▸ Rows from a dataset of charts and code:
>>>>
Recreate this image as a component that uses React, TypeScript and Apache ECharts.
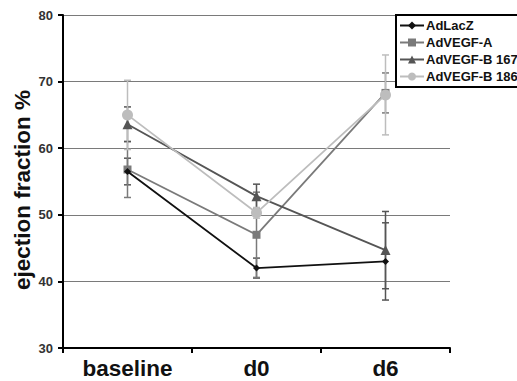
import React, { useEffect, useRef } from "react";
import * as echarts from "echarts";

const categories = ["baseline", "d0", "d6"];
const seriesNames = ["AdLacZ", "AdVEGF-A", "AdVEGF-B 167", "AdVEGF-B 186"];
const adLacZ = [56.5, 42, 43];
const adLacZErr = [2.0, 1.5, 5.8];
const adVegfA = [56.8, 47, 68.3];
const adVegfAErr = [4.2, 6.4, 3.0];
const adVegfB167 = [63.6, 52.8, 44.7];
const adVegfB167Err = [2.6, 1.8, 5.8];
const adVegfB186 = [65, 50.3, 68];
const adVegfB186Err = [5.2, 0.8, 6.0];
const yTicks = [30, 40, 50, 60, 70, 80];

const colors = ["#111111", "#7a7a7a", "#555555", "#bdbdbd"];
const symbols = ["diamond", "rect", "triangle", "circle"];
const symbolSizes = [7, 8, 10, 11];

export default function App() {
  const ref = useRef<HTMLDivElement>(null);
  useEffect(() => {
    document.body.style.margin = "0";
    if (!ref.current) return;
    const chart = echarts.init(ref.current, null, { renderer: "svg" });
    const values = [adLacZ, adVegfA, adVegfB167, adVegfB186];
    const errs = [adLacZErr, adVegfAErr, adVegfB167Err, adVegfB186Err];

    const errSeries = values.map((vals, si) => ({
      type: "custom",
      name: seriesNames[si] + " err",
      z: 1,
      silent: true,
      data: vals.map((v, i) => [i, v, errs[si][i]]),
      renderItem: (params: any, api: any) => {
        const c = api.value(0);
        const v = api.value(1);
        const e = api.value(2);
        const hi = api.coord([c, v + e]);
        const lo = api.coord([c, v - e]);
        const x = hi[0];
        const st = { stroke: si === 0 ? "#555" : colors[si], lineWidth: 1.5 };
        return {
          type: "group",
          children: [
            { type: "line", shape: { x1: x, y1: hi[1], x2: x, y2: lo[1] }, style: st },
            { type: "line", shape: { x1: x - 3.5, y1: hi[1], x2: x + 3.5, y2: hi[1] }, style: st },
            { type: "line", shape: { x1: x - 3.5, y1: lo[1], x2: x + 3.5, y2: lo[1] }, style: st },
          ],
        };
      },
    }));

    const lineSeries = values.map((vals, si) => ({
      type: "line",
      name: seriesNames[si],
      data: vals,
      z: 3 + (si === 0 ? 4 : si),
      symbol: symbols[si],
      symbolSize: symbolSizes[si],
      showAllSymbol: true,
      lineStyle: { color: colors[si], width: 1.8 },
      itemStyle: { color: colors[si] },
    }));

    chart.setOption({
      animation: false,
      backgroundColor: "#ffffff",
      grid: { left: 63, right: 67, top: 15, bottom: 33 },
      legend: {
        data: seriesNames,
        orient: "vertical",
        left: 396,
        top: 15,
        borderColor: "#000",
        borderWidth: 2,
        padding: [4, 3, 4, 3],
        itemGap: 4,
        itemWidth: 24,
        itemHeight: 10,
        backgroundColor: "#fff",
        textStyle: {
          fontFamily: "Liberation Sans, Arial, sans-serif",
          fontWeight: "bold",
          fontSize: 13,
          color: "#111",
          padding: [0, 0, 0, -3],
        },
      },
      xAxis: {
        type: "category",
        data: categories,
        boundaryGap: true,
        axisLine: { lineStyle: { color: "#000", width: 2 } },
        axisTick: { show: true, length: 5, lineStyle: { color: "#000", width: 2 } },
        axisLabel: {
          fontFamily: "Liberation Sans, Arial, sans-serif",
          fontWeight: "bold",
          fontSize: 22.5,
          color: "#111",
          margin: 9,
        },
      },
      yAxis: {
        type: "value",
        min: 30,
        max: 80,
        interval: 10,
        axisLine: { show: true, lineStyle: { color: "#000", width: 2 } },
        axisTick: { show: true, length: 5, lineStyle: { color: "#000", width: 2 } },
        axisLabel: {
          fontFamily: "Liberation Sans, Arial, sans-serif",
          fontWeight: "bold",
          fontSize: 13,
          color: "#333",
          margin: 10,
          formatter: (v: number) => (yTicks.includes(v) ? String(v) : ""),
        },
        splitLine: { show: true, lineStyle: { color: "#7a7a7a", width: 1 } },
      },
      graphic: [
        {
          type: "text",
          x: 22,
          y: 190,
          rotation: Math.PI / 2,
          style: {
            text: "ejection fraction %",
            fontFamily: "Liberation Sans, Arial, sans-serif",
            fontWeight: "bold",
            fontSize: 22.5,
            fill: "#111",
            align: "center",
            verticalAlign: "middle",
          },
        },
      ],
      series: [...errSeries, ...lineSeries],
    });
    return () => chart.dispose();
  }, []);
  return <div ref={ref} style={{ width: 517, height: 381 }} />;
}
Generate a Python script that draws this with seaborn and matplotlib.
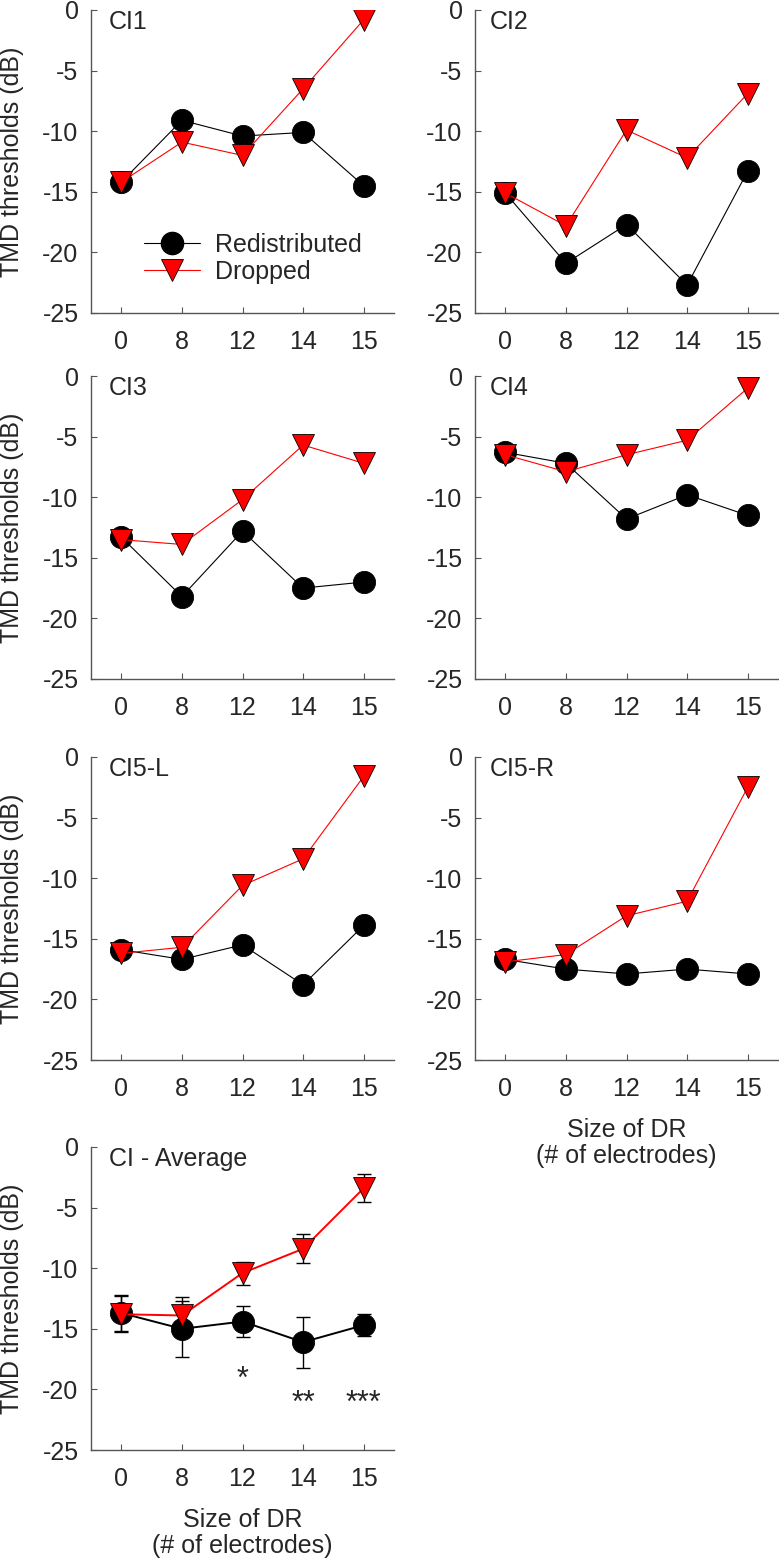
import numpy as np
import pandas as pd
import matplotlib
matplotlib.use("Agg")
import matplotlib.pyplot as plt
from matplotlib.lines import Line2D
import seaborn as sns

sizes = ["0", "8", "12", "14", "15"]

ci1_red = [-14.2, -9.1, -10.4, -10.1, -14.5]
ci1_drop = [-14.2, -10.9, -12.0, -6.5, -0.8]
ci2_red = [-15.1, -20.9, -17.7, -22.7, -13.3]
ci2_drop = [-15.1, -17.8, -9.9, -12.2, -6.9]
ci3_red = [-13.3, -18.2, -12.8, -17.5, -17.0]
ci3_drop = [-13.5, -13.9, -10.2, -5.7, -7.2]
ci4_red = [-6.3, -7.2, -11.8, -9.8, -11.5]
ci4_drop = [-6.5, -7.9, -6.5, -5.3, -1.0]
ci5l_red = [-15.9, -16.7, -15.5, -18.8, -13.9]
ci5l_drop = [-16.2, -15.7, -10.6, -8.4, -1.6]
ci5r_red = [-16.7, -17.5, -17.9, -17.5, -17.9]
ci5r_drop = [-16.9, -16.3, -13.1, -11.9, -2.5]
avg_red = [-13.7, -15.0, -14.4, -16.1, -14.7]
avg_drop = [-13.8, -13.9, -10.4, -8.4, -3.4]
avg_red_err = [1.5, 2.3, 1.3, 2.1, 0.9]
avg_drop_err = [1.5, 1.5, 0.95, 1.2, 1.15]
stars = ["", "", "*", "**", "***"]
star_y = [0, 0, -19.2, -21.2, -21.2]

panels = [
    ("CI1", ci1_red, ci1_drop),
    ("CI2", ci2_red, ci2_drop),
    ("CI3", ci3_red, ci3_drop),
    ("CI4", ci4_red, ci4_drop),
    ("CI5-L", ci5l_red, ci5l_drop),
    ("CI5-R", ci5r_red, ci5r_drop),
    ("CI - Average", avg_red, avg_drop),
]

sns.set_style("ticks")
plt.rcParams["font.family"] = ["Liberation Sans", "DejaVu Sans"]
plt.rcParams["xtick.direction"] = "in"
plt.rcParams["ytick.direction"] = "in"

W, H = 779, 1567
fig = plt.figure(figsize=(W / 100, H / 100), dpi=100)

lefts = [91, 475]
tops = [10, 376, 757, 1147]
aw, ah = 303, 303

palette = {"Redistributed": "black", "Dropped": "red"}
fs = 18
ms = 16

for i, (name, red, drop) in enumerate(panels):
    row, col = divmod(i, 2)
    ax = fig.add_axes([lefts[col] / W, 1 - (tops[row] + ah) / H, aw / W, ah / H])
    df = pd.DataFrame({
        "size": sizes * 2,
        "thr": red + drop,
        "cond": ["Redistributed"] * 5 + ["Dropped"] * 5,
    })
    lw = 1.4 if name == "CI - Average" else 0.8
    sns.pointplot(data=df, x="size", y="thr", hue="cond", order=sizes,
                  hue_order=["Redistributed", "Dropped"], palette=palette,
                  markers=["o", "v"], linestyles=["-", "-"], errorbar=None,
                  legend=False, ax=ax, markersize=ms, linewidth=lw,
                  markeredgecolor="black", markeredgewidth=0.6)
    if name == "CI - Average":
        xs = np.arange(len(sizes))
        ax.errorbar(xs, avg_red, yerr=avg_red_err, fmt="none", ecolor="black",
                    elinewidth=1, capsize=5, capthick=1, zorder=1)
        ax.errorbar(xs, avg_drop, yerr=avg_drop_err, fmt="none", ecolor="black",
                    elinewidth=1, capsize=5, capthick=1, zorder=1)
        for x, s, y in zip(xs, stars, star_y):
            if s:
                ax.text(x, y, s, ha="center", va="center", fontsize=22)

    ax.set_xlim(-0.5, 4.5)
    ax.set_ylim(-25, 0)
    ax.set_yticks([0, -5, -10, -15, -20, -25])
    ax.set_yticklabels(["0", "-5", "-10", "-15", "-20", "-25"])
    ax.tick_params(labelsize=fs, length=4, width=0.8, color="#555555")
    ax.tick_params(axis="x", pad=12)
    ax.tick_params(axis="y", pad=9)
    for sp in ["top", "right"]:
        ax.spines[sp].set_visible(False)
    for sp in ["left", "bottom"]:
        ax.spines[sp].set_color("#555555")
        ax.spines[sp].set_linewidth(1.0)

    ax.text(0.06 if col == 0 else 0.05, 1.0, name, transform=ax.transAxes,
            ha="left", va="top", fontsize=fs)

    if col == 0:
        ax.set_ylabel("TMD thresholds (dB)", fontsize=fs)
        ax.yaxis.set_label_coords(-0.22, 0.5)
    else:
        ax.set_ylabel("")
    if name in ("CI5-R", "CI - Average"):
        ax.set_xlabel("Size of DR\n(# of electrodes)", fontsize=fs, va="top",
                      linespacing=1.15)
        ax.xaxis.set_label_coords(0.5, -0.19)
    else:
        ax.set_xlabel("")

    if name == "CI1":
        handles = [
            Line2D([], [], color="black", marker="o", markersize=ms, lw=0.8,
                   markeredgecolor="black"),
            Line2D([], [], color="red", marker="v", markersize=ms, lw=0.8,
                   markeredgecolor="black", markeredgewidth=0.6),
        ]
        ax.legend(handles, ["Redistributed", "Dropped"], loc="center left",
                  bbox_to_anchor=(0.1, 0.18), frameon=False, fontsize=fs,
                  handlelength=2.25, handletextpad=0.6, labelspacing=0.1)

fig.savefig("out.png", dpi=100)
<<<<
Repeat only what lies between the start of the data and the end of the line containing "const symbolSizes = [7, 8, 10, 11];", exactly, with pictures left out.

Recreate this image as a component that uses React, TypeScript and Apache ECharts.
import React, { useEffect, useRef } from "react";
import * as echarts from "echarts";

const categories = ["baseline", "d0", "d6"];
const seriesNames = ["AdLacZ", "AdVEGF-A", "AdVEGF-B 167", "AdVEGF-B 186"];
const adLacZ = [56.5, 42, 43];
const adLacZErr = [2.0, 1.5, 5.8];
const adVegfA = [56.8, 47, 68.3];
const adVegfAErr = [4.2, 6.4, 3.0];
const adVegfB167 = [63.6, 52.8, 44.7];
const adVegfB167Err = [2.6, 1.8, 5.8];
const adVegfB186 = [65, 50.3, 68];
const adVegfB186Err = [5.2, 0.8, 6.0];
const yTicks = [30, 40, 50, 60, 70, 80];

const colors = ["#111111", "#7a7a7a", "#555555", "#bdbdbd"];
const symbols = ["diamond", "rect", "triangle", "circle"];
const symbolSizes = [7, 8, 10, 11];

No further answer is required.